Dr. Reynders will receive compensation as a non-employee director in accordance with the Company’s non-employee director compensation policy described in “Board and Governance Practices − Director Compensation” of the Company’s Definitive Proxy Statement on Schedule 14A filed with the Securities and Exchange Commission on April 10, 2024. The Company intends to enter into an indemnification agreement with Dr. Reynders substantially similar to the indemnification agreements the Company has entered into with other members of the Board.
There are no family relationships between Dr. Reynders and any of the directors or executive officers of the Company, and there are no transactions in which Dr. Reynders has a direct or indirect material interest requiring disclosure under Item 404(a) of Regulation S-K. There is no arrangement or understanding between Dr. Reynders and any other person pursuant to which Dr. Reynders was selected as a director of the Company.

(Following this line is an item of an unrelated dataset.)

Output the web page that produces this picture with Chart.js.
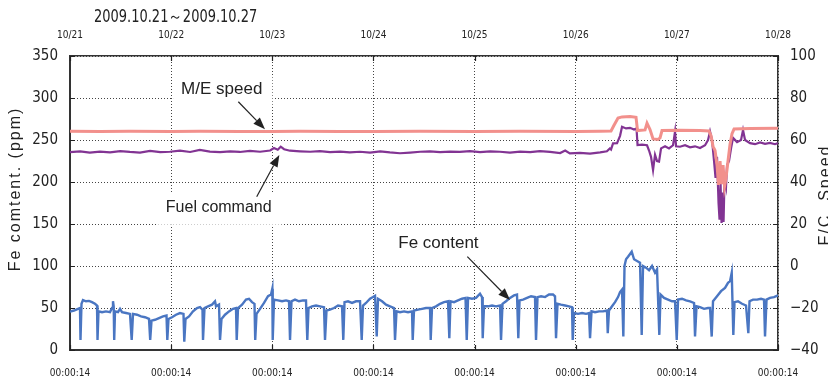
<!DOCTYPE html>
<html><head><meta charset="utf-8">
<script src="https://cdn.jsdelivr.net/npm/chart.js@4.4.0/dist/chart.umd.min.js"></script>
<style>html,body{margin:0;padding:0;background:#fff;}canvas{display:block;}</style>
</head><body>
<canvas id="c" width="828" height="378"></canvas>
<script>
// ---------- data ----------
const titleText = '2009.10.21\uFF5E2009.10.27';
const topLabels = ['10/21','10/22','10/23','10/24','10/25','10/26','10/27','10/28'];
const bottomLabels = ['00:00:14','00:00:14','00:00:14','00:00:14','00:00:14','00:00:14','00:00:14','00:00:14'];
const leftAxisTitle = 'Fe comtent. (ppm)';
const rightAxisTitle = 'F/C, Speed';
const seriesNames = ['M/E speed','Fuel command','Fe content'];

// [hours since 10/21 00:00:14, value]  (M/E speed & Fuel command on right axis, Fe content in ppm on left axis)
const meSpeed = [[0,64.2],[7.12,64.1],[14.24,64.2],[23.97,64.0],[30.85,64.2],[40.34,64.1],[47.93,64.0],[54.58,64.2],[64.07,64.1],[72.14,64.0],[83.06,64.2],[95.87,64.1],[106.79,64.2],[120.08,64.1],[125.77,64.2],[128.38,64.3],[129.09,67],[130.04,70.5],[130.99,71],[132.89,71.2],[134.31,70.8],[134.67,64.5],[136.45,64.8],[136.92,68],[137.63,65],[138.35,60.5],[139.53,60.3],[140.01,61],[140.48,64.5],[144.75,64.6],[149.50,64.5],[151.63,64.3],[152.11,62],[152.58,57],[153.06,55],[153.53,48],[153.89,38.6],[154.25,50],[154.60,39],[154.96,48],[155.32,38],[155.67,42],[156.14,50],[156.62,58],[157.09,63],[157.57,65.2],[161.36,65.5],[168,65.6]];

const fuelCommand = [[0,54.2],[2.4,54.6],[4.7,54.0],[7.1,54.5],[9.5,54.1],[11.9,54.7],[14.2,54.3],[16.6,54.0],[19.0,54.8],[21.4,54.2],[23.7,54.4],[26.1,54.9],[28.5,54.3],[30.8,55.3],[33.2,54.5],[35.6,54.2],[38.0,54.6],[40.3,54.3],[42.7,54.8],[45.1,54.4],[47.5,55.0],[48.4,56.2],[49.3,55.4],[50.0,56.8],[50.8,55.6],[52.2,54.9],[54.6,54.6],[57.0,54.4],[59.3,54.7],[61.7,54.2],[64.1,54.5],[66.4,54.1],[68.8,54.4],[71.2,54.0],[73.6,54.6],[75.9,54.1],[78.3,53.7],[80.7,54.0],[83.1,54.4],[85.4,54.6],[87.8,54.2],[90.2,54.5],[92.5,54.3],[94.9,54.7],[97.3,54.2],[99.7,54.6],[102.0,54.4],[104.4,54.0],[106.8,54.5],[109.2,54.2],[111.5,54.7],[113.9,54.3],[116.3,53.8],[117.5,55.0],[118.6,53.6],[121.0,53.9],[123.4,53.5],[125.8,54.1],[127.4,54.6],[128.1,56.0],
[128.38,55.5],[128.86,58.4],[129.81,58.5],[130.52,62],[130.99,66.3],[131.94,65.5],[132.89,65.8],[133.84,65],[134.43,65.5],[134.67,57.6],[135.74,57.8],[136.92,57.5],[137.40,55],[137.87,52],[138.35,45.7],[138.82,53],[139.30,50],[139.77,49.7],[140.25,56],[141.20,57],[142.14,56],[143.09,57.5],[143.57,64],[143.80,57],[144.75,56.8],[145.94,57.5],[147.13,56.5],[148.31,57],[149.50,56.2],[150.69,57.5],[151.40,60],[151.87,64],[152.35,60],[152.82,50],[153.18,41.9],[153.53,52],[153.89,30],[154.13,22],[154.37,40],[154.60,20.5],[154.84,35],[155.08,21],[155.32,42],[155.67,38],[155.91,48],[156.38,50],[156.86,56],[157.33,61],[158.28,59],[159.23,60],[159.70,64.7],[160.18,60],[161.36,58.5],[162.55,58],[163.74,58.8],[164.92,58.2],[166.10,58.6],[167.29,58],[168,58.5]];

const feContent = [[0,45.6],[0.95,47],[1.90,49],[2.37,50],[2.49,12],[2.73,55],[3.08,59.5],[3.80,58],[4.51,58.5],[5.22,57],[5.93,55],[6.41,53],[6.53,12],[6.76,46],[7.59,45],[8.54,46],[9.49,45],[9.97,50],[10.20,58],[10.37,52],[10.49,12],[10.68,46],[11.39,45],[11.87,49],[12.34,45],[13.29,44],[14.24,43],[14.64,12],[14.95,43],[15.90,42],[16.85,40],[17.80,39],[18.75,37],[19.03,12],[19.34,35],[20.17,36],[21.12,38],[22.07,40],[22.90,41],[23.09,12],[23.37,37],[24.20,39],[25.15,42],[26.10,44],[26.93,43],[27.12,10],[27.41,37],[28.24,40],[29.19,46],[30.14,50],[30.85,51],[31.44,48],[31.56,12],[31.92,50],[32.75,52],[33.70,54],[34.41,58],[34.65,52],[35.36,54],[35.60,12],[35.95,37],[36.78,42],[37.73,46],[38.68,49],[39.39,50],[39.56,12],[39.87,50],[40.82,54],[41.76,60],[42.48,61],[43.19,57],[43.78,55],[43.95,12],[44.26,43],[45.09,49],[46.04,56],[46.99,64],[47.70,66],[48.01,73],[48.10,12],[48.41,60],[49.36,59],[50.31,58],[51.26,59],[51.97,58],[52.21,12],[52.56,58],[53.39,60],[54.34,58],[55.29,59],[56.00,59],[56.31,12],[56.60,50],[57.43,52],[58.38,53],[59.33,52],[60.27,51],[60.51,12],[60.87,47],[61.70,48],[62.65,50],[63.60,53],[64.55,52],[64.85,12],[65.14,57],[65.97,58],[66.92,56],[67.87,58],[68.82,58],[69.22,12],[69.53,53],[70.24,56],[71.19,61],[71.90,63],[72.38,64.5],[72.78,16],[73.09,61],[74.04,58],[74.99,54],[75.94,52],[76.89,50],[77.12,12],[77.48,46],[78.31,45],[79.26,46],[80.21,45],[81.16,46],[81.32,12],[81.63,47],[82.58,48],[83.53,49],[84.48,50],[85.43,50],[85.59,12],[85.90,50],[86.85,52],[87.80,55],[88.75,57],[89.70,58],[90.01,14],[90.29,58],[91.12,57],[92.07,59],[93.02,61],[93.85,62],[94.14,12],[94.45,62],[95.39,61],[96.34,62],[97.29,67],[97.77,63],[97.93,14],[98.24,52],[99.19,52],[100.14,53],[101.09,52],[102.04,53],[102.28,12],[102.63,55],[103.46,58],[104.41,62],[105.36,65],[106.07,66],[106.38,14],[106.67,59],[107.50,60],[108.45,62],[109.40,64],[110.34,63],[110.58,12],[110.94,63],[111.77,64],[112.72,63],[113.67,66],[114.62,66],[115.09,64],[115.33,14],[115.68,55],[116.51,54],[117.46,53],[118.41,52],[119.12,51],[119.29,12],[119.60,44],[120.55,43],[121.50,44],[122.45,43],[123.16,44],[123.40,14],[123.75,46],[124.58,45],[125.53,46],[126.48,46],[127.43,47],[127.60,20],[127.90,47],[128.62,52],[129.33,57],[130.04,63],[130.52,69],[130.99,72],[131.30,16],[131.58,100],[131.94,108],[132.41,111],[133.29,117],[133.84,108],[134.55,106],[135.26,104],[135.66,18],[135.97,100],[136.68,98],[137.40,95],[138.11,100],[138.82,92],[139.30,96],[139.84,18],[140.13,66],[140.96,62],[141.91,60],[142.85,58],[143.57,58],[143.97,12],[144.28,60],[145.23,61],[146.18,59],[147.13,58],[148.08,56],[148.31,16],[148.67,52],[149.50,51],[150.45,49],[151.40,50],[151.87,50],[152.27,16],[152.58,58],[153.53,64],[154.48,70],[155.43,74],[156.14,80],[156.62,82],[157.02,92],[157.40,18],[157.68,57],[158.51,58],[159.46,55],[160.41,53],[160.96,20],[161.24,58],[162.07,60],[163.03,60],[163.97,61],[164.68,60],[164.92,16],[165.28,60],[166.10,62],[167.05,63],[168,65]];

// annotation labels & arrows, in data coordinates (hours, axis value)
const annotations = [
  {text:'M/E speed', axis:'y2', size:17, at:[36.00,84.76], tail:[39.94,78.2], tip:[46.27,65.1]},
  {text:'Fuel command', axis:'y2', size:16, at:[35.29,28.57], tail:[44.30,33.0], tip:[49.67,52.9]},
  {text:'Fe content', axis:'y', size:17, at:[87.42,129.2], tail:[94.28,111.1], tip:[104.41,59.5]}
];

// ---------- drawing ----------
const NARROW = '"Liberation Sans Narrow","Arial Narrow","DejaVu Sans Condensed","Liberation Sans",sans-serif';
const SANS = '"Liberation Sans",Arial,Helvetica,sans-serif';
const INK = '#222';

function annBox(chart, a, ctx){
  const xs = chart.scales.x, ys = chart.scales[a.axis];
  const cx = xs.getPixelForValue(a.at[0]), cy = ys.getPixelForValue(a.at[1]);
  ctx.font = a.size + 'px ' + SANS;
  const w = ctx.measureText(a.text).width, cap = a.size * 0.716;
  return {cx, cy, w, cap};
}
function arrow(ctx, x1, y1, x2, y2){
  const ang = Math.atan2(y2 - y1, x2 - x1), L = 12, W = 4.5;
  const bx = x2 - L * Math.cos(ang), by = y2 - L * Math.sin(ang);
  ctx.beginPath(); ctx.moveTo(x1, y1); ctx.lineTo(bx, by); ctx.stroke();
  ctx.beginPath(); ctx.moveTo(x2, y2);
  ctx.lineTo(bx + W * Math.sin(ang), by - W * Math.cos(ang));
  ctx.lineTo(bx - W * Math.sin(ang), by + W * Math.cos(ang));
  ctx.closePath(); ctx.fill();
}

const decor = {
  id: 'decor',
  beforeDatasetsDraw(chart){
    const ctx = chart.ctx;
    ctx.save();
    ctx.fillStyle = '#fff';
    annotations.forEach(a => {
      const b = annBox(chart, a, ctx);
      ctx.fillRect(b.cx - b.w / 2 - 8, b.cy - b.cap / 2 - 7, b.w + 18, b.cap + 20);
    });
    ctx.restore();
  },
  afterDraw(chart){
    const ctx = chart.ctx, ca = chart.chartArea;
    const xs = chart.scales.x, ys = chart.scales.y, y2 = chart.scales.y2;
    ctx.save();
    // inward tick marks
    ctx.strokeStyle = INK; ctx.lineWidth = 1.2;
    ctx.beginPath();
    xs.ticks.forEach(t => {
      const p = Math.round(xs.getPixelForValue(t.value)) + 0.5;
      ctx.moveTo(p, ca.bottom); ctx.lineTo(p, ca.bottom - 5);
      ctx.moveTo(p, ca.top); ctx.lineTo(p, ca.top + 5);
    });
    ys.ticks.forEach(t => {
      const p = Math.round(ys.getPixelForValue(t.value)) + 0.5;
      ctx.moveTo(ca.left, p); ctx.lineTo(ca.left + 5, p);
    });
    y2.ticks.forEach(t => {
      const p = Math.round(y2.getPixelForValue(t.value)) + 0.5;
      ctx.moveTo(ca.right, p); ctx.lineTo(ca.right - 5, p);
    });
    ctx.stroke();

    // annotations
    ctx.fillStyle = INK; ctx.strokeStyle = INK; ctx.lineWidth = 1.2;
    annotations.forEach(a => {
      const b = annBox(chart, a, ctx);
      ctx.textAlign = 'center'; ctx.textBaseline = 'alphabetic';
      ctx.fillText(a.text, b.cx, b.cy + b.cap / 2);
      const ax = chart.scales[a.axis];
      arrow(ctx, xs.getPixelForValue(a.tail[0]), ax.getPixelForValue(a.tail[1]),
                 xs.getPixelForValue(a.tip[0]), ax.getPixelForValue(a.tip[1]));
    });

    // title (condensed horizontally to match the narrow face of the original)
    ctx.font = '17px ' + NARROW;
    ctx.textAlign = 'left'; ctx.textBaseline = 'alphabetic';
    ctx.save(); ctx.translate(94, 22); ctx.scale(0.85, 1);
    ctx.fillText(titleText, 0, 0); ctx.restore();

    // axis titles
    ctx.font = '16px ' + SANS;
    ctx.textAlign = 'center';
    try { ctx.letterSpacing = '2px'; } catch(e) {}
    ctx.save(); ctx.translate(20, 189); ctx.rotate(-Math.PI / 2);
    ctx.fillText(leftAxisTitle, 0, 0); ctx.restore();
    ctx.save(); ctx.translate(830, 195); ctx.rotate(-Math.PI / 2);
    ctx.fillText(rightAxisTitle, 0, 0); ctx.restore();
    ctx.restore();
  }
};

const gridDotted = {color: '#444', lineWidth: 1, drawTicks: false};

new Chart(document.getElementById('c'), {
  type: 'line',
  data: {
    datasets: [
      {label: seriesNames[0], data: meSpeed, yAxisID: 'y2', borderColor: '#F2908C', borderWidth: 3},
      {label: seriesNames[1], data: fuelCommand, yAxisID: 'y2', borderColor: '#823493', borderWidth: 2.2},
      {label: seriesNames[2], data: feContent, yAxisID: 'y', borderColor: '#4A76C2', borderWidth: 2.4}
    ]
  },
  options: {
    responsive: false, animation: false, devicePixelRatio: 1,
    layout: {padding: 0},
    elements: {point: {radius: 0}, line: {tension: 0}},
    plugins: {legend: {display: false}, tooltip: {enabled: false}},
    scales: {
      x: {type: 'linear', position: 'bottom', min: 0, max: 168,
          afterFit: s => { s.height = 28; },
          ticks: {stepSize: 24, autoSkip: false, maxRotation: 0, padding: 17, color: INK,
                  font: {family: NARROW, size: 10},
                  callback: v => bottomLabels[Math.round(v / 24)]},
          grid: gridDotted,
          border: {display: true, width: 2, color: '#333', dash: [1, 2]}},
      x2: {type: 'linear', position: 'top', min: 0, max: 168,
          afterFit: s => { s.height = 56; },
          ticks: {stepSize: 24, autoSkip: false, maxRotation: 0, padding: 15, color: INK,
                  font: {family: NARROW, size: 10},
                  callback: v => topLabels[Math.round(v / 24)]},
          grid: {display: false, drawTicks: false},
          border: {display: true, width: 1.5, color: '#333'}},
      y: {type: 'linear', position: 'left', min: 0, max: 350,
          afterFit: s => { s.width = 70; },
          ticks: {stepSize: 50, padding: 12, color: INK, font: {family: NARROW, size: 15}},
          grid: gridDotted,
          border: {display: true, width: 2, color: '#333', dash: [1, 2]}},
      y2: {type: 'linear', position: 'right', min: -40, max: 100,
          afterFit: s => { s.width = 50; },
          ticks: {stepSize: 20, padding: 12, color: INK, font: {family: NARROW, size: 15},
                  callback: v => String(v).replace('-', '\u2212')},
          grid: {display: false, drawTicks: false},
          border: {display: true, width: 1.5, color: '#333'}}
    }
  },
  plugins: [decor]
});
</script>
</body></html>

Item 9.01 | Financial Statements and Exhibits. |
(d) Exhibits.
Exhibit No. | Description | |
104 | The cover page from this Current Report on Form 8-K, formatted in Inline XBRL. |
SIGNATURES
Pursuant to the requirements of the Securities Exchange Act of 1934, as amended, the registrant has duly caused this report to be signed on its behalf by the undersigned hereunto duly authorized.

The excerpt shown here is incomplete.